A Lvl 8 Monk gets 2 iterative attacks and his flurry allows 2 bonus attacks. The general pattern is +6/+6/+1/+1 with the bolded values being main-hand iteratives and the non-bolded ones being the extra attacks from Flurry (which, by flurry rules, can be made with the same weapon as the bolded attacks at your option). They can also be re-ordered so long as the +1 iterative attack doesn't come before the +6 iterative and the +1 extra attack doesn't come before the +6 extra attack, allowing 6 possible combinations. So, if you hit with the +6 attack (main-hand), you fulfill the condition, "If you hit the creature with your main-hand attack", thus your next off-hand attack that hits will gain bonus damage equal to the weapon's damage dice.

Remember that the foremost presumption should be that a rule works. If explicit rules don't give room for it to work, you fall back on implicit reading. In this case, there is an obvious implicit reading that the "extra" attacks in FoB count as your off-hand attacks and, given that the feat offers the choice of either TWF feats or FoB class feature, it's pretty obvious that the intent is for FoB use to qualify for the benefit of the feat. Thus, the implicit reading is acceptable. Only when there is a clear and distinct ambiguity or contradiction in the rules does one presume that there is a problem preventing the particular feature from working properly.

Silver Crusade

That makes perfect sense, Kazaan - thanks very much =D

Sczarni

Kazaan's logic is sound, but still could be seen as invalid by an obtuse and obstinate GM. There are some of those out there by the way. So Booksy, just be prepared to have some killjoy rain on your parade. It does happen from time to time...


Krodjin wrote:
Kazaan's logic is sound, but still could be seen as invalid by an obtuse and obstinate GM. There are some of those out there by the way. So Booksy, just be prepared to have some killjoy rain on your parade. It does happen from time to time...

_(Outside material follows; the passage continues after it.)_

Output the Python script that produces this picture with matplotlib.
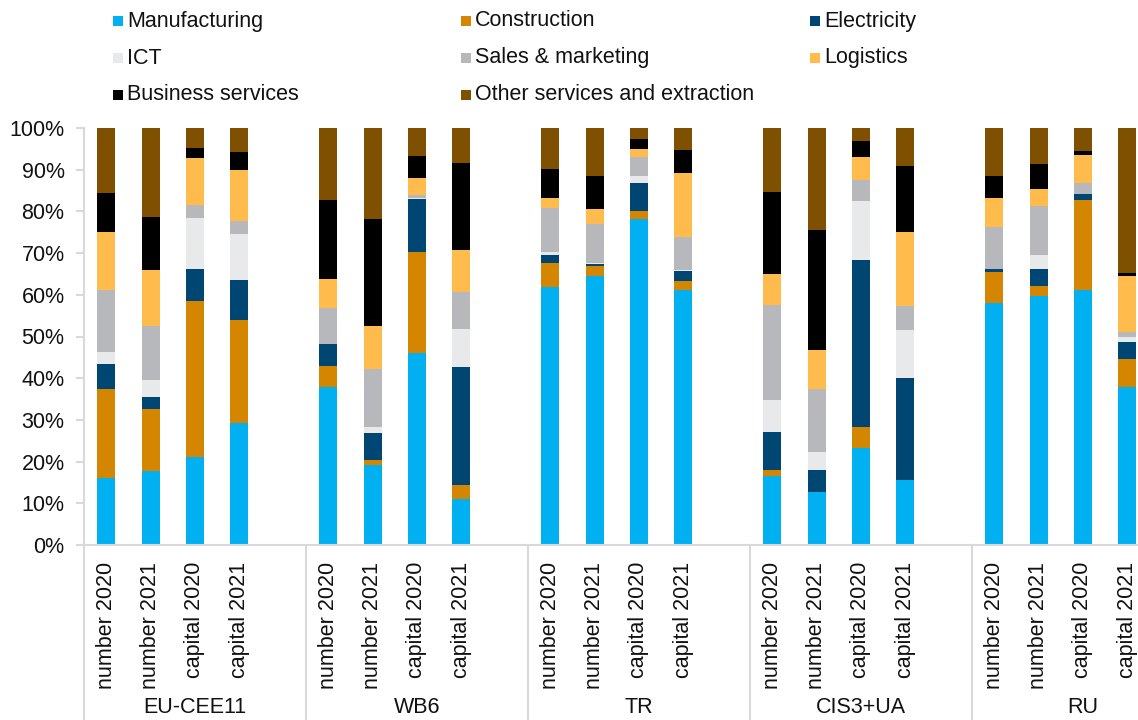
import numpy as np
import matplotlib.pyplot as plt
from matplotlib.patches import Rectangle
from matplotlib.transforms import blended_transform_factory

plt.rcParams['font.family'] = ['Liberation Sans', 'DejaVu Sans']

groups = ["EU-CEE11", "WB6", "TR", "CIS3+UA", "RU"]
bar_labels = ["number 2020", "number 2021", "capital 2020", "capital 2021"]

# shares in %, 4 bars per group, groups in order above
manufacturing = [16.1, 17.7, 21.1, 29.2,  37.8, 19.1, 46.0, 11.0,  61.9, 64.4, 78.2, 61.2,  16.6, 12.7, 23.2, 15.6,  58.0, 59.6, 61.2, 37.8]
construction  = [21.4, 14.8, 37.4, 24.8,   5.2,  1.3, 24.2,  3.4,   5.8,  2.6,  1.9,  2.1,   1.5,  0.0,  5.0,  0.0,   7.5,  2.6, 21.5,  6.8]
electricity   = [ 5.8,  3.0,  7.8,  9.6,   5.2,  6.4, 12.7, 28.4,   1.9,  0.5,  6.6,  2.4,   9.1,  5.4, 40.1, 24.4,   0.7,  3.9,  1.5,  4.2]
ict           = [ 3.0,  4.1, 12.2, 11.1,   0.0,  1.4,  0.3,  9.0,   0.6,  0.2,  1.9,  0.2,   7.6,  4.2, 14.1, 11.6,   0.0,  3.4,  0.0,  1.2]
sales         = [14.8, 12.8,  3.1,  3.0,   8.7, 14.1,  0.8,  8.8,  10.7,  9.3,  4.5,  8.0,  22.8, 15.0,  5.2,  5.6,  10.1, 11.9,  2.7,  1.0]
logistics     = [13.9, 13.5, 11.3, 12.3,   6.8, 10.2,  3.9, 10.2,   2.4,  3.5,  1.8, 15.2,   7.5,  9.5,  5.5, 17.8,   7.0,  4.0,  6.6, 13.6]
business      = [ 9.5, 12.8,  2.4,  4.3,  19.0, 25.6,  5.5, 20.9,   6.9,  8.0,  2.4,  5.7,  19.6, 28.7,  3.9, 16.0,   5.2,  6.0,  1.1,  0.6]
other         = [15.5, 21.3,  4.7,  5.7,  17.3, 21.9,  6.6,  8.3,   9.8, 11.5,  2.7,  5.2,  15.3, 24.5,  3.0,  9.0,  11.5,  8.6,  5.4, 34.8]

series = [
    ("Manufacturing", manufacturing, "#00b0f0"),
    ("Construction", construction, "#d48600"),
    ("Electricity", electricity, "#004672"),
    ("ICT", ict, "#e8e9ea"),
    ("Sales & marketing", sales, "#b7b8bb"),
    ("Logistics", logistics, "#ffbb4c"),
    ("Business services", business, "#000000"),
    ("Other services and extraction", other, "#7e5000"),
]

fig = plt.figure(figsize=(11.38, 7.2), dpi=100)
ax = fig.add_axes([84 / 1138, 175 / 720, 1 - 84 / 1138, 417 / 720])

x = np.array([g * 5 + i for g in range(len(groups)) for i in range(len(bar_labels))])
bottom = np.zeros(len(x))
for name, vals, col in series:
    vals = np.array(vals)
    ax.bar(x, vals, bottom=bottom, width=0.405, color=col, linewidth=0)
    bottom += vals

ax.set_xlim(-0.5, 23.24)
ax.set_ylim(0, 100)
ax.set_yticks(np.arange(0, 101, 10))
ax.set_yticklabels([f"{v}%" for v in range(0, 101, 10)])
ax.set_xticks(x)
ax.set_xticklabels(bar_labels * len(groups), rotation=90)

gray = "#d9d9d9"
for s in ["top", "right"]:
    ax.spines[s].set_visible(False)
ax.spines["left"].set_color(gray)
ax.spines["bottom"].set_color(gray)
ax.spines["left"].set_linewidth(1.5)
ax.spines["bottom"].set_linewidth(1.5)
ax.tick_params(axis="y", length=6, color=gray, width=1.5, labelsize=15.5, pad=8, labelcolor="#111111")
ax.tick_params(axis="x", length=0, labelsize=15.5, pad=12, labelcolor="#111111")

# group separators and group names below the axis
trans = blended_transform_factory(ax.transData, ax.transAxes)
for g in range(len(groups) + 1):
    ax.plot([g * 5 - 0.5] * 2, [0, -0.43], transform=trans, color=gray,
            linewidth=1.5, clip_on=False)
for g, name in enumerate(groups):
    ax.text(g * 5 + 2, -0.39, name, transform=trans, ha="center", va="center",
            fontsize=15.5, color="#111111")

# legend, 3 columns filled row by row
col_x = [113, 461, 810]
row_y = [21, 58, 95]
for k, (name, vals, col) in enumerate(series):
    r, c = divmod(k, 3)
    px, py = col_x[c], 720 - row_y[r]
    fig.add_artist(Rectangle((px / 1138, (py - 5) / 720), 10 / 1138, 10 / 720,
                             transform=fig.transFigure, color=col, linewidth=0))
    fig.text((px + 14) / 1138, py / 720, name, ha="left", va="center",
             fontsize=15.5, color="#111111")

fig.savefig("out.png", dpi=100)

Obtuse and obstinate GMs are invalid. If one tries to truncheon you with hyper-pedantic readings, ask him to explain why a dead character can't act since the "dead" condition carries no limitation on action.

Moreover...

Sean K. Reynolds wrote:

English is a very fluid language.

In some ways that is helpful because it allows us to express a rule in a natural way in one sentence and in another natural way in another sentence. For example, we can say "if the creature fails its save, it gains the blinded condition," or "this spell blinds the target if it fails its save." Even though "blinds" isn't a condition, you know what that second statement means because you understand that "blindness" and "blind" mean the same thing in the real world and you know that "blindness" and "blind" aren't two different game terms...

Source

Truncheon a pedantic and obtuse GM with this statement, made on behalf of the entire Pathfinder design team that the fluidity of language should not be used to cut out mechanics that, while not explicitly detailed in the rules, are allowed by implication. Now if this were a case of clear-cut mechanical differences such as a temporary bonus to Strength giving a bonus to damage rolls or a bonus to the strength bonus to damage rolls, that is different. That is an actual debate about how the rules are detailed with credible evidence on both sides and mechanical ramifications for both options. But to say that Twin Thunders, which is mechanically relevent to making main-hand and off-hand attacks doesn't work for a Monk because a Monk "has no main-hand or off-hand attack when making a flurry" is pedantic and goes against the implicit allowance, considering the feat itself gives Flurry as a prerequisite option for taking the feat (alongside traditional TWF feats). If a GM tries to pull this on you, he should be laughed out of the game and promptly replaced as he slinks off in shame to the dark corner from whence he came.